5. This judgment therefore seems to indicate that the relief which the reversioner can get is not limited only to cases of actual mismanagement but conduct justifying danger to the reversion would be enough such as the intended investment in an unsafe security. In this case the first defendant is only about 24 years of age and she is obviously under the influence of her father who is now living with her and has a large family of his own. It is not shown that he is possessed of any property. In the course of the suit the first defendant made an application for withdrawal of a sum of Rs. 1,900 on the ground that a part thereof, namely, Rs. 1,500 had to be paid to her father who was alleged to have lent that sum to her. The case of the plaintiff was that the loan by the father could not be true as he was not possessed of any means to lend that sum of money and that that sum also was not needed for any purpose which would justify her to borrow under the Hindu law. The first defendant made no attempt to substantiate that her father rent the money and that it was necessary to repay that loan. In fact, nothing has been shown that such a sum was spent for any purpose binding on the reversioners. The father has not gone into the witness box to prove the loan. She admitted in her deposition that her father and herself maintained accounts but those accounts were not produced. The inference therefore is that she wanted to draw this large sum of money and appropriate it for her own purposes. The Court was therefore warranted in inferring that she would deal with the property in a mode contrary to Hindu law in extension of her powers. An occasion has therefore arisen for the interference of the Court to give such equitable relief as would safeguard the interests of the reversioners. The relief will have to be moulded according to the circumstances of the case. As the learned Judge points out, no case for an injunction or for a receiver has been made out. Therefore in giving appropriate relief in this case the principle which has to be kept in view is that while the first defendant should not be allowed to deal with the property in excess of her powers under the Hindu law, she must at the same time be protected from unnecessary harassment at the hands of the reversioners. In this case the conduct of the reversioners was such that they would not hesitate to Harass the widow even without any justifiable cause.
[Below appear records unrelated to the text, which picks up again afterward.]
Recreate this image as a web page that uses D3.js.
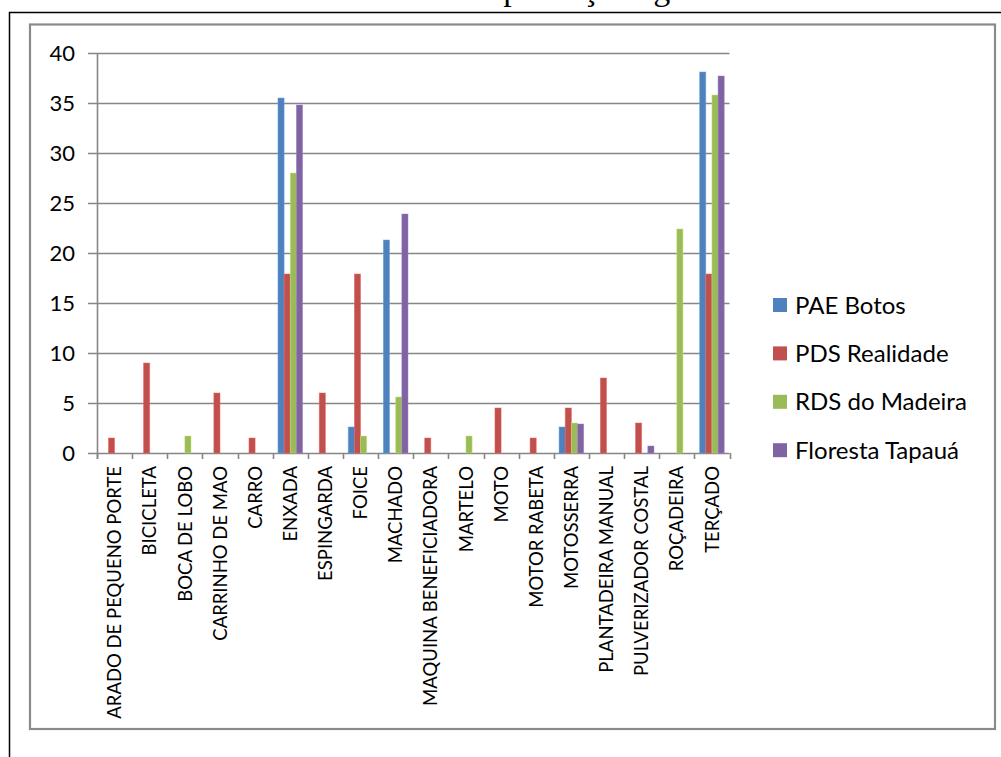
<!DOCTYPE html>
<html>
<head>
<meta charset="utf-8">
<script src="https://cdn.jsdelivr.net/npm/d3@7"></script>
<style>
  body { margin: 0; background: #fff; }
  svg { display: block; }
</style>
</head>
<body>
<div id="chart"></div>
<script>
// tools used in production, share of households per settlement (%)
var categories = ["ARADO DE PEQUENO PORTE", "BICICLETA", "BOCA DE LOBO", "CARRINHO DE MAO",
  "CARRO", "ENXADA", "ESPINGARDA", "FOICE", "MACHADO", "MAQUINA BENEFICIADORA", "MARTELO",
  "MOTO", "MOTOR RABETA", "MOTOSSERRA", "PLANTADEIRA MANUAL", "PULVERIZADOR COSTAL",
  "ROÇADEIRA", "TERÇADO"];
var seriesNames = ["PAE Botos", "PDS Realidade", "RDS do Madeira", "Floresta Tapauá"];
var paeBotos       = [0, 0, 0, 0, 0, 35.5, 0, 2.6, 21.3, 0, 0, 0, 0, 2.6, 0, 0, 0, 38.1];
var pdsRealidade   = [1.5, 9, 0, 6, 1.5, 17.9, 6, 17.9, 0, 1.5, 0, 4.5, 1.5, 4.5, 7.5, 3, 0, 17.9];
var rdsMadeira     = [0, 0, 1.7, 0, 0, 28, 0, 1.7, 5.6, 0, 1.7, 0, 0, 3.0, 0, 0, 22.4, 35.8];
var florestaTapaua = [0, 0, 0, 0, 0, 34.8, 0, 0, 23.9, 0, 0, 0, 0, 2.9, 0, 0.7, 0, 37.7];
var yTicks = [0, 5, 10, 15, 20, 25, 30, 35, 40];
var colors = ["#4F81BD", "#C0504D", "#9BBB59", "#8064A2"];

var allSeries = [paeBotos, pdsRealidade, rdsMadeira, florestaTapaua];

var width = 1001, height = 757;
var margin = {top: 53, left: 97, right: 271, bottom: 304};

var svg = d3.select("#chart").append("svg")
  .attr("width", width)
  .attr("height", height);

// caption above the frame, cut off by the page top (only descenders show)
svg.append("text")
  .attr("x", 286).attr("y", -0.5)
  .style("font-family", "'Liberation Serif', 'Times New Roman', serif")
  .style("font-size", "34px")
  .text("Ferramentas na produção agrícola");

// outer black frame (runs off the page)
svg.append("rect")
  .attr("x", 9.5).attr("y", 12.5)
  .attr("width", 1100).attr("height", 900)
  .attr("fill", "none").attr("stroke", "#000").attr("stroke-width", 1.5);

// chart area border
svg.append("rect")
  .attr("x", 30).attr("y", 24.5)
  .attr("width", 965).attr("height", 704.5)
  .attr("fill", "#fff").attr("stroke", "#8a8a8a").attr("stroke-width", 2.2);

var x0 = d3.scaleBand()
  .domain(categories)
  .range([margin.left, width - margin.right - 0.5])
  .paddingInner(0.3)
  .paddingOuter(0.15);

var x1 = d3.scaleBand()
  .domain(d3.range(seriesNames.length))
  .range([0, x0.bandwidth()]);

var y = d3.scaleLinear()
  .domain([0, 40])
  .range([height - margin.bottom, margin.top]);

var step = x0.step();
var plotLeft = margin.left, plotRight = margin.left + step * categories.length;

// gridlines
svg.append("g")
  .selectAll("line")
  .data(yTicks)
  .enter().append("line")
  .attr("x1", plotLeft - 9).attr("x2", plotRight)
  .attr("y1", function(d) { return Math.round(y(d)) + 0.5; })
  .attr("y2", function(d) { return Math.round(y(d)) + 0.5; })
  .attr("stroke", "#868686").attr("stroke-width", 1.6);

// y axis labels
svg.append("g")
  .selectAll("text")
  .data(yTicks)
  .enter().append("text")
  .attr("x", 75)
  .attr("y", function(d) { return y(d); })
  .attr("dy", "0.36em")
  .attr("text-anchor", "end")
  .style("font-family", "Lato, 'Open Sans', sans-serif")
  .style("font-size", "22px")
  .text(function(d) { return d; });

// bars
var groups = svg.append("g")
  .selectAll("g")
  .data(categories)
  .enter().append("g")
  .attr("transform", function(d) { return "translate(" + x0(d) + ",0)"; });

groups.selectAll("rect")
  .data(function(d, i) {
    return allSeries.map(function(s, k) { return {k: k, v: s[i]}; });
  })
  .enter().append("rect")
  .filter(function(d) { return d.v > 0; })
  .attr("x", function(d) { return x1(d.k); })
  .attr("width", x1.bandwidth())
  .attr("y", function(d) { return y(d.v); })
  .attr("height", function(d) { return y(0) - y(d.v); })
  .attr("fill", function(d) { return colors[d.k]; })
  .attr("stroke", function(d) { return d3.color(colors[d.k]).brighter(0.6); })
  .attr("stroke-opacity", 0.6)
  .attr("stroke-width", 0.8);

// axes lines
svg.append("line")
  .attr("x1", plotLeft + 0.5).attr("x2", plotLeft + 0.5)
  .attr("y1", y(40)).attr("y2", y(0) + 6)
  .attr("stroke", "#868686").attr("stroke-width", 1.6);

svg.append("g")
  .selectAll("line")
  .data(d3.range(categories.length + 1))
  .enter().append("line")
  .attr("x1", function(i) { return Math.round(plotLeft + i * step) + 0.5; })
  .attr("x2", function(i) { return Math.round(plotLeft + i * step) + 0.5; })
  .attr("y1", y(0)).attr("y2", y(0) + 6)
  .attr("stroke", "#868686").attr("stroke-width", 1.6);

// category labels
svg.append("g")
  .selectAll("text")
  .data(categories)
  .enter().append("text")
  .attr("transform", function(d) {
    return "translate(" + (x0(d) + x0.bandwidth() / 2) + "," + (y(0) + 13) + ") rotate(-90)";
  })
  .attr("dy", "0.36em")
  .attr("text-anchor", "end")
  .style("font-family", "Lato, 'Open Sans', sans-serif")
  .style("font-size", "18.5px")
  .text(function(d) { return d; });

// legend
var legend = svg.append("g")
  .selectAll("g")
  .data(seriesNames)
  .enter().append("g")
  .attr("transform", function(d, i) { return "translate(773," + (305 + i * 48.4) + ")"; });

legend.append("rect")
  .attr("x", 0).attr("y", -7)
  .attr("width", 14).attr("height", 14)
  .attr("fill", function(d, i) { return colors[i]; });

legend.append("text")
  .attr("x", 22)
  .attr("dy", "0.36em")
  .style("font-family", "Lato, 'Open Sans', sans-serif")
  .style("font-size", "24px")
  .text(function(d) { return d; });
</script>
</body>
</html>
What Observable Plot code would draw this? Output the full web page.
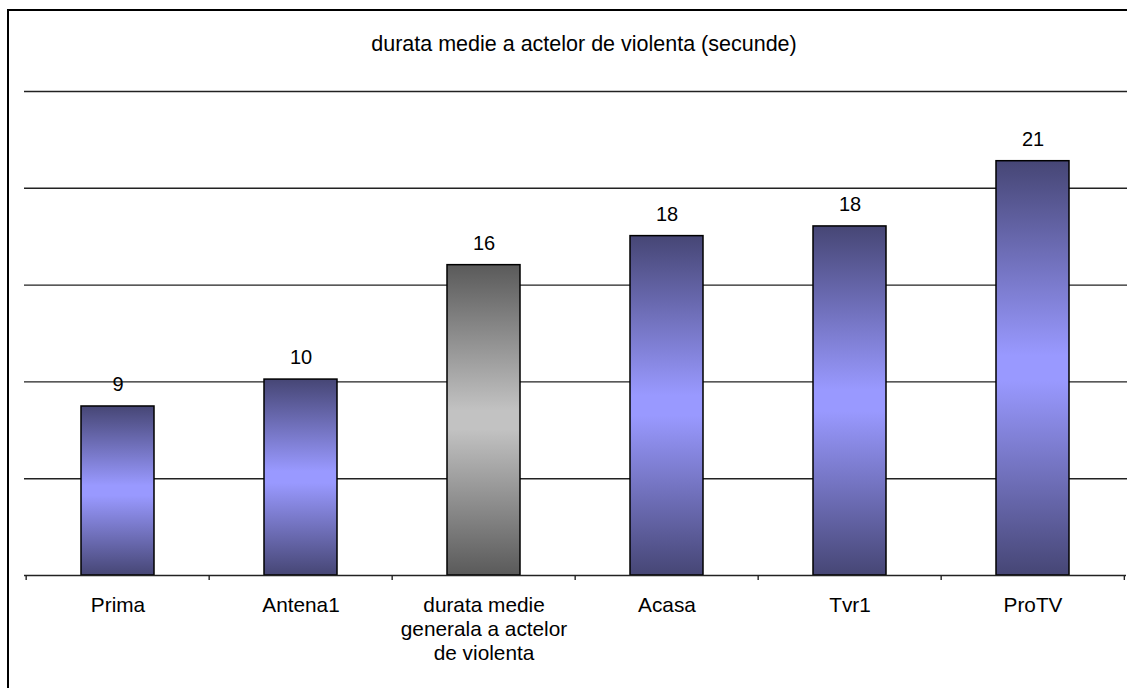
<!DOCTYPE html>
<html>
<head>
<meta charset="utf-8">
<script src="https://cdn.jsdelivr.net/npm/d3@7"></script>
<script src="https://cdn.jsdelivr.net/npm/@observablehq/plot@0.6"></script>
<style>
  html, body { margin: 0; padding: 0; background: #fff; width: 1127px; height: 688px; overflow: hidden; }
  #wrap { position: relative; width: 1127px; height: 688px; font-family: "Liberation Sans", Arial, sans-serif; color: #000; }
  #border { position: absolute; left: 7px; top: 9px; width: 1300px; height: 900px; border-left: 2px solid #000; border-top: 2px solid #000; box-sizing: border-box; pointer-events: none; }
  #title { position: absolute; left: 0; top: 32px; width: 1168px; height: 24px; line-height: 24px; font-size: 21.5px; text-align: center; white-space: nowrap; }
  #chart { position: absolute; left: 0; top: 70px; }
</style>
</head>
<body>
<div id="wrap">
  <div id="border"></div>
  <div id="title">durata medie a actelor de violenta (secunde)</div>
  <div id="chart"></div>
</div>
<script>
const categories = ["Prima", "Antena1", "durata medie generala a actelor de violenta", "Acasa", "Tvr1", "ProTV"];
const tickLabels = ["Prima", "Antena1", "durata medie\ngenerala a actelor\nde violenta", "Acasa", "Tvr1", "ProTV"];
const values = [8.73, 10.12, 16.03, 17.53, 18.03, 21.4];
const valueLabels = ["9", "10", "16", "18", "18", "21"];
const barKinds = ["canal", "canal", "medie", "canal", "canal", "canal"];
const gridValues = [5, 10, 15, 20, 25];

const data = categories.map((c, i) => ({category: c, value: values[i], label: valueLabels[i], kind: barKinds[i]}));

const W = 1127, H = 618, mL = 24, mR = 1;
const step = (W - mL - mR) / categories.length;

const plot = Plot.plot({
  width: W,
  height: H,
  marginTop: 21,
  marginBottom: 113,
  marginLeft: mL,
  marginRight: mR,
  x: {domain: categories, padding: 0},
  y: {domain: [0, 25], axis: null},
  color: {type: "identity"},
  style: {fontSize: "20px", fontFamily: "'Liberation Sans', Arial, sans-serif", color: "#000", background: "transparent", overflow: "visible"},
  marks: [
    Plot.ruleY(gridValues, {stroke: "#222", strokeWidth: 1.4, insetRight: -1}),
    Plot.barY(data, {
      x: "category", y: "value",
      fill: d => d.kind === "medie" ? "url(#gradGray)" : "url(#gradBlue)",
      stroke: "#000", strokeWidth: 1.5,
      insetLeft: 55, insetRight: 55
    }),
    Plot.ruleY([0], {stroke: "#222", strokeWidth: 1.4}),
    Plot.ruleX(categories, {x: d => d, y1: 0, y2: 0, insetBottom: -5, dx: -step / 2, stroke: "#222", strokeWidth: 1.4}),
    Plot.ruleX([categories[categories.length - 1]], {x: d => d, y1: 0, y2: 0, insetBottom: -5, dx: step / 2 - 0.5, stroke: "#222", strokeWidth: 1.4}),
    Plot.text(data, {x: "category", y: "value", text: "label", dy: -22, fontSize: 20, fill: "#000"}),
    Plot.axisX({
      tickSize: 0, tickPadding: 20, lineAnchor: "top", lineHeight: 1.15, fontSize: 20.8,
      tickFormat: d => tickLabels[categories.indexOf(d)], label: null, fill: "#000"
    })
  ]
});

const defs = d3.select(plot).insert("defs", ":first-child");
function grad(id, dark, light) {
  const g = defs.append("linearGradient").attr("id", id).attr("x1", 0).attr("y1", 0).attr("x2", 0).attr("y2", 1);
  g.append("stop").attr("offset", "0%").attr("stop-color", dark);
  g.append("stop").attr("offset", "47%").attr("stop-color", light);
  g.append("stop").attr("offset", "53%").attr("stop-color", light);
  g.append("stop").attr("offset", "100%").attr("stop-color", dark);
}
grad("gradBlue", "#464675", "#9999ff");
grad("gradGray", "#5a5a5a", "#c2c2c2");

document.getElementById("chart").appendChild(plot);
</script>
</body>
</html>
6. The question now is, was the decree given by the learned Judge such as would justify this principle? We are inclined to think that it does not and we therefore propose to modify the decree thus. The first defendant will be at liberty to renew the deposits now lying in Vellore, Karur and Dindigul Banks, and if at any time she desires to withdraw the deposits or re-invest them in other securities, she shall be entitled to do so but only with the sanction of the Court but no sanction is necessary for realising interest on the sums in deposit or invested in securities. If the application is for investment in securities other than those authorised by the Indian Trusts Act or if she desires to withdraw the moneys and the withdrawal in the opinion of the Court does not appear to be prima facie justifiable or if the purpose of withdrawal is justifiable but the amount proposed to be withdrawn appears to the Court to be prima facie more than necessary, the Court shall issue a notice to the plaintiffs. If the plaintiffs appear and object and the Court after considering their objections comes to the conclusion that the withdrawal is not for a justifiable purpose, it shall dismiss the application. But if the Court comes to the conclusion that the purpose is justifiable, it shall allow such amount as it considers reasonable. A copy of this order will be served on the several Banks where the money is now in deposit at the plaintiffs expense. We dismiss this appeal. The first respondent will take her costs of the appeal from the estate. The memorandum of objections is dismissed but without costs.